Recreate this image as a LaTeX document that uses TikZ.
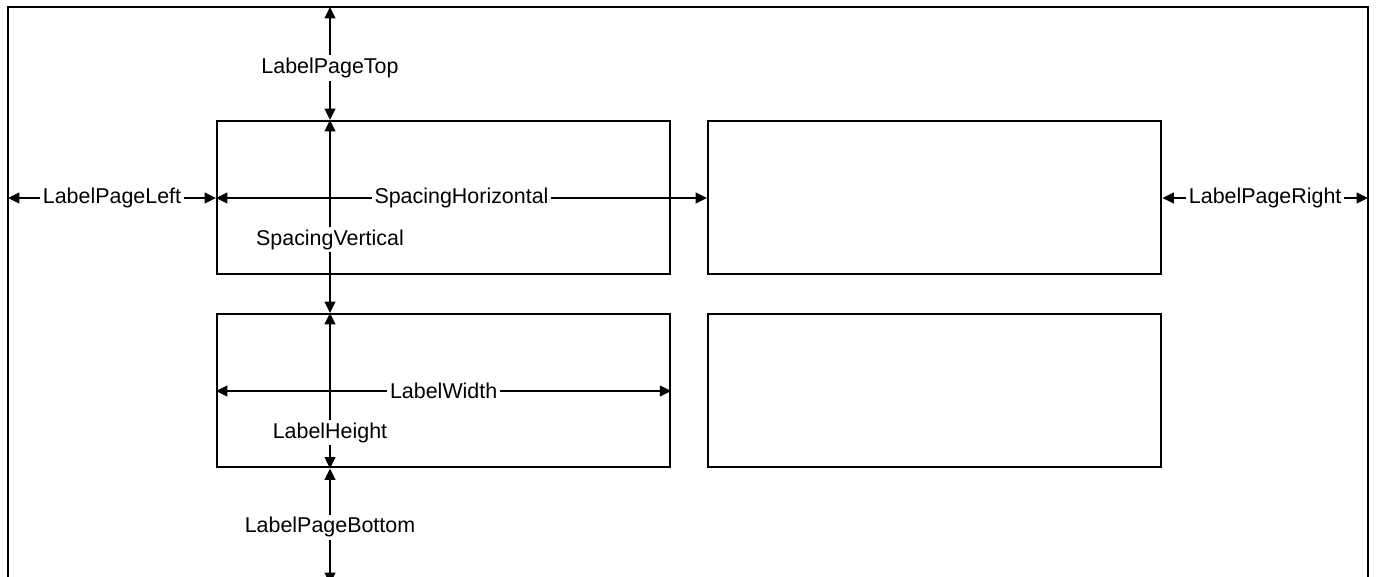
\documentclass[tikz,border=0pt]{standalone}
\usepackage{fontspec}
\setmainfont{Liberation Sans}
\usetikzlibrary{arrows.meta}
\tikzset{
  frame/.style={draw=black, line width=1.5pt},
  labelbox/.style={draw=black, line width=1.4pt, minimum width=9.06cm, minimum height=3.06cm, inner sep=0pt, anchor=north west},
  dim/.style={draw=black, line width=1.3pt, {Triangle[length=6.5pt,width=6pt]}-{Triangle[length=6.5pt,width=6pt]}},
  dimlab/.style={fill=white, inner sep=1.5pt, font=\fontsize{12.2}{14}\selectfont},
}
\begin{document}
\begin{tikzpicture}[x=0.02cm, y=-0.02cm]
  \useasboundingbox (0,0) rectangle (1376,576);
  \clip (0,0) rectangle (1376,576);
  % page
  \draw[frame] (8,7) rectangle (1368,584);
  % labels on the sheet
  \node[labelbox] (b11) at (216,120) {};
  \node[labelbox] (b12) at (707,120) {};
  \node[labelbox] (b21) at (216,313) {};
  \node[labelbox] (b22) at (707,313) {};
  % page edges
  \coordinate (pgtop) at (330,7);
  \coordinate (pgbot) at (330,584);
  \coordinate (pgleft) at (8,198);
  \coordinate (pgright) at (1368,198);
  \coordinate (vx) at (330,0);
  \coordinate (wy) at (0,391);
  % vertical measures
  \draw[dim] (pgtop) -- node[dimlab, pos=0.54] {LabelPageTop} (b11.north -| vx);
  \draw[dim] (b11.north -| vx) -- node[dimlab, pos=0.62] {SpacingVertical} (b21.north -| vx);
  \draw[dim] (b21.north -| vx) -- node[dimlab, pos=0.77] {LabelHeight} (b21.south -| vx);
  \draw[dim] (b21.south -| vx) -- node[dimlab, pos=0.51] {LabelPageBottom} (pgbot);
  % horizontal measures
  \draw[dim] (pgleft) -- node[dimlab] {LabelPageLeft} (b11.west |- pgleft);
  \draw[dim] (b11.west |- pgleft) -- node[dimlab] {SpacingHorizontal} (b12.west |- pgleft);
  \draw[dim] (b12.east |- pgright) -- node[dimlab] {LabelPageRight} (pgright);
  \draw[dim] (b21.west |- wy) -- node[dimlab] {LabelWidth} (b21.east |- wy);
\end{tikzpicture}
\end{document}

*Challenge*
Return the whole listing, word for word, and leave out every picture.

*Complete answer*
Recreate this image as a LaTeX document that uses TikZ.
\documentclass[tikz,border=0pt]{standalone}
\usepackage{fontspec}
\setmainfont{Liberation Sans}
\usetikzlibrary{arrows.meta}
\tikzset{
  frame/.style={draw=black, line width=1.5pt},
  labelbox/.style={draw=black, line width=1.4pt, minimum width=9.06cm, minimum height=3.06cm, inner sep=0pt, anchor=north west},
  dim/.style={draw=black, line width=1.3pt, {Triangle[length=6.5pt,width=6pt]}-{Triangle[length=6.5pt,width=6pt]}},
  dimlab/.style={fill=white, inner sep=1.5pt, font=\fontsize{12.2}{14}\selectfont},
}
\begin{document}
\begin{tikzpicture}[x=0.02cm, y=-0.02cm]
  \useasboundingbox (0,0) rectangle (1376,576);
  \clip (0,0) rectangle (1376,576);
  % page
  \draw[frame] (8,7) rectangle (1368,584);
  % labels on the sheet
  \node[labelbox] (b11) at (216,120) {};
  \node[labelbox] (b12) at (707,120) {};
  \node[labelbox] (b21) at (216,313) {};
  \node[labelbox] (b22) at (707,313) {};
  % page edges
  \coordinate (pgtop) at (330,7);
  \coordinate (pgbot) at (330,584);
  \coordinate (pgleft) at (8,198);
  \coordinate (pgright) at (1368,198);
  \coordinate (vx) at (330,0);
  \coordinate (wy) at (0,391);
  % vertical measures
  \draw[dim] (pgtop) -- node[dimlab, pos=0.54] {LabelPageTop} (b11.north -| vx);
  \draw[dim] (b11.north -| vx) -- node[dimlab, pos=0.62] {SpacingVertical} (b21.north -| vx);
  \draw[dim] (b21.north -| vx) -- node[dimlab, pos=0.77] {LabelHeight} (b21.south -| vx);
  \draw[dim] (b21.south -| vx) -- node[dimlab, pos=0.51] {LabelPageBottom} (pgbot);
  % horizontal measures
  \draw[dim] (pgleft) -- node[dimlab] {LabelPageLeft} (b11.west |- pgleft);
  \draw[dim] (b11.west |- pgleft) -- node[dimlab] {SpacingHorizontal} (b12.west |- pgleft);
  \draw[dim] (b12.east |- pgright) -- node[dimlab] {LabelPageRight} (pgright);
  \draw[dim] (b21.west |- wy) -- node[dimlab] {LabelWidth} (b21.east |- wy);
\end{tikzpicture}
\end{document}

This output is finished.